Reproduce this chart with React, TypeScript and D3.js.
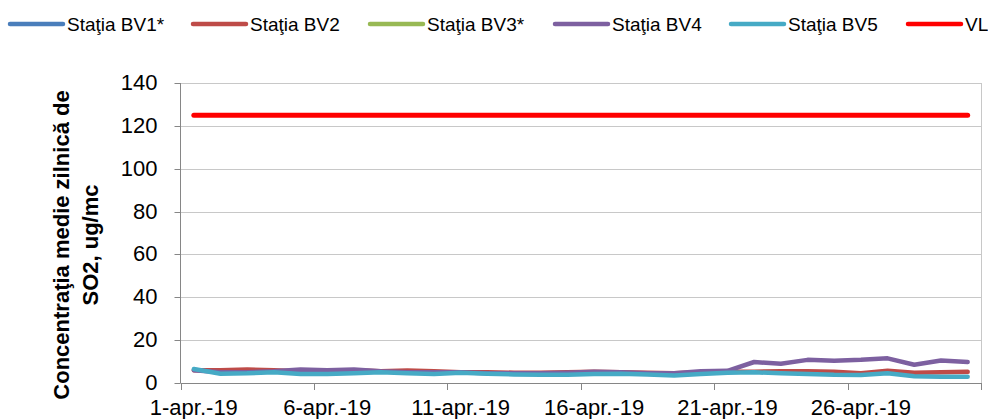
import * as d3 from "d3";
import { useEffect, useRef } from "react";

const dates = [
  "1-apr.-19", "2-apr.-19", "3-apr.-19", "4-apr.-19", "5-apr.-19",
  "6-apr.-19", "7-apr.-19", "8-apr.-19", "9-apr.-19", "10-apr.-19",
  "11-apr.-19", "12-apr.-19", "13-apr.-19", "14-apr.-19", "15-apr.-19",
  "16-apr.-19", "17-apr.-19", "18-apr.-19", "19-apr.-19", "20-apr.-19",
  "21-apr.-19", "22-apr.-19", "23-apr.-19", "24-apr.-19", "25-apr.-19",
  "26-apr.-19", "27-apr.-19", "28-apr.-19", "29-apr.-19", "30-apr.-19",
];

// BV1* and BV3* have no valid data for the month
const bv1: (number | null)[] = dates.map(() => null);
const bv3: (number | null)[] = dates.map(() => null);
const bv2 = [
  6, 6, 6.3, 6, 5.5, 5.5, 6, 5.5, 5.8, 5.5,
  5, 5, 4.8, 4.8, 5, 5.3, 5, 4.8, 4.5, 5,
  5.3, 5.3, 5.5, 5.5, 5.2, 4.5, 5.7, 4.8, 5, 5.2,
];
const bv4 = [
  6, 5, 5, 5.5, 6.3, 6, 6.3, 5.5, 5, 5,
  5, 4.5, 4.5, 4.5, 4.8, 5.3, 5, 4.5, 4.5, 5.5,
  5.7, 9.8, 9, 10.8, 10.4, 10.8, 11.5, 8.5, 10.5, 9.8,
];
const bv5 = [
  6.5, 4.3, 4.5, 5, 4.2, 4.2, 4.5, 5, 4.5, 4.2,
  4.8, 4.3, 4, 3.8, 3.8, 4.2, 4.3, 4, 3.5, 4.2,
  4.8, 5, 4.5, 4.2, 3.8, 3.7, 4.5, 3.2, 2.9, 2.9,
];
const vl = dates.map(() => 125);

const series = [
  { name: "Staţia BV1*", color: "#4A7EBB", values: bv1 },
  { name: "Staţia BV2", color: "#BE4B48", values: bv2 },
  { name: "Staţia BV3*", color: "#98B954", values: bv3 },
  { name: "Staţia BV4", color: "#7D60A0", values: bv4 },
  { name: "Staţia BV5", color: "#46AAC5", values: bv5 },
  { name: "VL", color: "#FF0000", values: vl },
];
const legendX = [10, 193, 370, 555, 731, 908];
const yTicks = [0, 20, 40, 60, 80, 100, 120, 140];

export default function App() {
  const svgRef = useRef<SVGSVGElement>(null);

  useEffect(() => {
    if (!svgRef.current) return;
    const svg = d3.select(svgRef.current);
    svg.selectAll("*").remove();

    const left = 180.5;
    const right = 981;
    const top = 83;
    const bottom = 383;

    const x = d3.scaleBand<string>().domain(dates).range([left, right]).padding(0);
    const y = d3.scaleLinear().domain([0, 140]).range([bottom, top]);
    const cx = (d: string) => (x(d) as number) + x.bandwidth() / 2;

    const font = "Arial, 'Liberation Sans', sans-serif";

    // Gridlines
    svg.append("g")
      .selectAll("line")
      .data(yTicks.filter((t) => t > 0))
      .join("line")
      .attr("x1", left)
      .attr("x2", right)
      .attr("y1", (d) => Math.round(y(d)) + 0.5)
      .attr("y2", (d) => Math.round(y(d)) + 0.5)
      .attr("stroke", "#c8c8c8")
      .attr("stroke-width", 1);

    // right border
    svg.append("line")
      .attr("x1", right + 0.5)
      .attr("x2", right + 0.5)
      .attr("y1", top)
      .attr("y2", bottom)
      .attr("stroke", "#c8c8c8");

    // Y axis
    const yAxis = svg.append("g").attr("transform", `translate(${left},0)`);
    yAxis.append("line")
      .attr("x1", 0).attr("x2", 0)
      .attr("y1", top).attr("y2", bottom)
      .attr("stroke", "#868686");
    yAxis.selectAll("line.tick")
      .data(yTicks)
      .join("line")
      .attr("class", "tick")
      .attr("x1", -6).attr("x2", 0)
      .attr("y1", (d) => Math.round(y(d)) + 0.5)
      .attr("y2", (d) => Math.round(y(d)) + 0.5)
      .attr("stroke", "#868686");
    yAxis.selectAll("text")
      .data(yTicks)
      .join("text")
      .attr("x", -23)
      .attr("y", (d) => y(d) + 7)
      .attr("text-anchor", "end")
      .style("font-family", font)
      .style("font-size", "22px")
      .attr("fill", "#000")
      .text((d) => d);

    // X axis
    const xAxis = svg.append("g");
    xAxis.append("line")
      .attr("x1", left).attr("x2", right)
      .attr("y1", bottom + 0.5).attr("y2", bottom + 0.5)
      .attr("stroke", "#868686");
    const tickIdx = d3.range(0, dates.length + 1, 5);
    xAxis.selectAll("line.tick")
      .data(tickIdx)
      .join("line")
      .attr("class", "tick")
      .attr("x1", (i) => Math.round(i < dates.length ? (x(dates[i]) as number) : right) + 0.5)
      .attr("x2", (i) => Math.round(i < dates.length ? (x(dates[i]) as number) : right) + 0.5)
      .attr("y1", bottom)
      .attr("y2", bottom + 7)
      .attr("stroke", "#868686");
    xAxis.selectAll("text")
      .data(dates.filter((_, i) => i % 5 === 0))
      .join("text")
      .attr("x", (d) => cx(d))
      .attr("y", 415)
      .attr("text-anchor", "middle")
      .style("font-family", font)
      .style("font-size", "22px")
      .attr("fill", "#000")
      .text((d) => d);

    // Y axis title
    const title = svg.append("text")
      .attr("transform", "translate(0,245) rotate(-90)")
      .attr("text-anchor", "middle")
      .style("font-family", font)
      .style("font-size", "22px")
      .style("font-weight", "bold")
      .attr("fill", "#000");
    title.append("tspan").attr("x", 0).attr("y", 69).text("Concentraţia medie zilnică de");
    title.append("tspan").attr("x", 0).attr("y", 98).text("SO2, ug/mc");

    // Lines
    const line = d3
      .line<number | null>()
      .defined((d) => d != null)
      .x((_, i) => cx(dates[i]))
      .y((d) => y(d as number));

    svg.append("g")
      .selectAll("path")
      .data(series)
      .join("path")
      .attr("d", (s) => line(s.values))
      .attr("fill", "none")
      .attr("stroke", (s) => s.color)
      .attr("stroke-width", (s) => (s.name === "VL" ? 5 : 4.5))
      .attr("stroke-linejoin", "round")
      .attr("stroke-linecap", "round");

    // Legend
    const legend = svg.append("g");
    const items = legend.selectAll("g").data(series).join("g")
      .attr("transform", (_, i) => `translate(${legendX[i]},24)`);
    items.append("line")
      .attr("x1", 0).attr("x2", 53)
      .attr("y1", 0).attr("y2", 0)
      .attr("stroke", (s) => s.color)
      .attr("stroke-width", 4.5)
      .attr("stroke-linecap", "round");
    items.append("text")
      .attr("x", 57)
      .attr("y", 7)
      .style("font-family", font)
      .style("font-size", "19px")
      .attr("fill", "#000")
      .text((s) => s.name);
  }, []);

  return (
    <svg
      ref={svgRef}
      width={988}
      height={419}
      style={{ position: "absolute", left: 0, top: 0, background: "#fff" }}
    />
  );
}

+-------+

**Problem statement**
Transcribe the listing in full and omit the pictures.

**The completed task**
Reproduce this chart with React, TypeScript and D3.js.
import * as d3 from "d3";
import { useEffect, useRef } from "react";

const dates = [
  "1-apr.-19", "2-apr.-19", "3-apr.-19", "4-apr.-19", "5-apr.-19",
  "6-apr.-19", "7-apr.-19", "8-apr.-19", "9-apr.-19", "10-apr.-19",
  "11-apr.-19", "12-apr.-19", "13-apr.-19", "14-apr.-19", "15-apr.-19",
  "16-apr.-19", "17-apr.-19", "18-apr.-19", "19-apr.-19", "20-apr.-19",
  "21-apr.-19", "22-apr.-19", "23-apr.-19", "24-apr.-19", "25-apr.-19",
  "26-apr.-19", "27-apr.-19", "28-apr.-19", "29-apr.-19", "30-apr.-19",
];

// BV1* and BV3* have no valid data for the month
const bv1: (number | null)[] = dates.map(() => null);
const bv3: (number | null)[] = dates.map(() => null);
const bv2 = [
  6, 6, 6.3, 6, 5.5, 5.5, 6, 5.5, 5.8, 5.5,
  5, 5, 4.8, 4.8, 5, 5.3, 5, 4.8, 4.5, 5,
  5.3, 5.3, 5.5, 5.5, 5.2, 4.5, 5.7, 4.8, 5, 5.2,
];
const bv4 = [
  6, 5, 5, 5.5, 6.3, 6, 6.3, 5.5, 5, 5,
  5, 4.5, 4.5, 4.5, 4.8, 5.3, 5, 4.5, 4.5, 5.5,
  5.7, 9.8, 9, 10.8, 10.4, 10.8, 11.5, 8.5, 10.5, 9.8,
];
const bv5 = [
  6.5, 4.3, 4.5, 5, 4.2, 4.2, 4.5, 5, 4.5, 4.2,
  4.8, 4.3, 4, 3.8, 3.8, 4.2, 4.3, 4, 3.5, 4.2,
  4.8, 5, 4.5, 4.2, 3.8, 3.7, 4.5, 3.2, 2.9, 2.9,
];
const vl = dates.map(() => 125);

const series = [
  { name: "Staţia BV1*", color: "#4A7EBB", values: bv1 },
  { name: "Staţia BV2", color: "#BE4B48", values: bv2 },
  { name: "Staţia BV3*", color: "#98B954", values: bv3 },
  { name: "Staţia BV4", color: "#7D60A0", values: bv4 },
  { name: "Staţia BV5", color: "#46AAC5", values: bv5 },
  { name: "VL", color: "#FF0000", values: vl },
];
const legendX = [10, 193, 370, 555, 731, 908];
const yTicks = [0, 20, 40, 60, 80, 100, 120, 140];

export default function App() {
  const svgRef = useRef<SVGSVGElement>(null);

  useEffect(() => {
    if (!svgRef.current) return;
    const svg = d3.select(svgRef.current);
    svg.selectAll("*").remove();

    const left = 180.5;
    const right = 981;
    const top = 83;
    const bottom = 383;

    const x = d3.scaleBand<string>().domain(dates).range([left, right]).padding(0);
    const y = d3.scaleLinear().domain([0, 140]).range([bottom, top]);
    const cx = (d: string) => (x(d) as number) + x.bandwidth() / 2;

    const font = "Arial, 'Liberation Sans', sans-serif";

    // Gridlines
    svg.append("g")
      .selectAll("line")
      .data(yTicks.filter((t) => t > 0))
      .join("line")
      .attr("x1", left)
      .attr("x2", right)
      .attr("y1", (d) => Math.round(y(d)) + 0.5)
      .attr("y2", (d) => Math.round(y(d)) + 0.5)
      .attr("stroke", "#c8c8c8")
      .attr("stroke-width", 1);

    // right border
    svg.append("line")
      .attr("x1", right + 0.5)
      .attr("x2", right + 0.5)
      .attr("y1", top)
      .attr("y2", bottom)
      .attr("stroke", "#c8c8c8");

    // Y axis
    const yAxis = svg.append("g").attr("transform", `translate(${left},0)`);
    yAxis.append("line")
      .attr("x1", 0).attr("x2", 0)
      .attr("y1", top).attr("y2", bottom)
      .attr("stroke", "#868686");
    yAxis.selectAll("line.tick")
      .data(yTicks)
      .join("line")
      .attr("class", "tick")
      .attr("x1", -6).attr("x2", 0)
      .attr("y1", (d) => Math.round(y(d)) + 0.5)
      .attr("y2", (d) => Math.round(y(d)) + 0.5)
      .attr("stroke", "#868686");
    yAxis.selectAll("text")
      .data(yTicks)
      .join("text")
      .attr("x", -23)
      .attr("y", (d) => y(d) + 7)
      .attr("text-anchor", "end")
      .style("font-family", font)
      .style("font-size", "22px")
      .attr("fill", "#000")
      .text((d) => d);

    // X axis
    const xAxis = svg.append("g");
    xAxis.append("line")
      .attr("x1", left).attr("x2", right)
      .attr("y1", bottom + 0.5).attr("y2", bottom + 0.5)
      .attr("stroke", "#868686");
    const tickIdx = d3.range(0, dates.length + 1, 5);
    xAxis.selectAll("line.tick")
      .data(tickIdx)
      .join("line")
      .attr("class", "tick")
      .attr("x1", (i) => Math.round(i < dates.length ? (x(dates[i]) as number) : right) + 0.5)
      .attr("x2", (i) => Math.round(i < dates.length ? (x(dates[i]) as number) : right) + 0.5)
      .attr("y1", bottom)
      .attr("y2", bottom + 7)
      .attr("stroke", "#868686");
    xAxis.selectAll("text")
      .data(dates.filter((_, i) => i % 5 === 0))
      .join("text")
      .attr("x", (d) => cx(d))
      .attr("y", 415)
      .attr("text-anchor", "middle")
      .style("font-family", font)
      .style("font-size", "22px")
      .attr("fill", "#000")
      .text((d) => d);

    // Y axis title
    const title = svg.append("text")
      .attr("transform", "translate(0,245) rotate(-90)")
      .attr("text-anchor", "middle")
      .style("font-family", font)
      .style("font-size", "22px")
      .style("font-weight", "bold")
      .attr("fill", "#000");
    title.append("tspan").attr("x", 0).attr("y", 69).text("Concentraţia medie zilnică de");
    title.append("tspan").attr("x", 0).attr("y", 98).text("SO2, ug/mc");

    // Lines
    const line = d3
      .line<number | null>()
      .defined((d) => d != null)
      .x((_, i) => cx(dates[i]))
      .y((d) => y(d as number));

    svg.append("g")
      .selectAll("path")
      .data(series)
      .join("path")
      .attr("d", (s) => line(s.values))
      .attr("fill", "none")
      .attr("stroke", (s) => s.color)
      .attr("stroke-width", (s) => (s.name === "VL" ? 5 : 4.5))
      .attr("stroke-linejoin", "round")
      .attr("stroke-linecap", "round");

    // Legend
    const legend = svg.append("g");
    const items = legend.selectAll("g").data(series).join("g")
      .attr("transform", (_, i) => `translate(${legendX[i]},24)`);
    items.append("line")
      .attr("x1", 0).attr("x2", 53)
      .attr("y1", 0).attr("y2", 0)
      .attr("stroke", (s) => s.color)
      .attr("stroke-width", 4.5)
      .attr("stroke-linecap", "round");
    items.append("text")
      .attr("x", 57)
      .attr("y", 7)
      .style("font-family", font)
      .style("font-size", "19px")
      .attr("fill", "#000")
      .text((s) => s.name);
  }, []);

  return (
    <svg
      ref={svgRef}
      width={988}
      height={419}
      style={{ position: "absolute", left: 0, top: 0, background: "#fff" }}
    />
  );
}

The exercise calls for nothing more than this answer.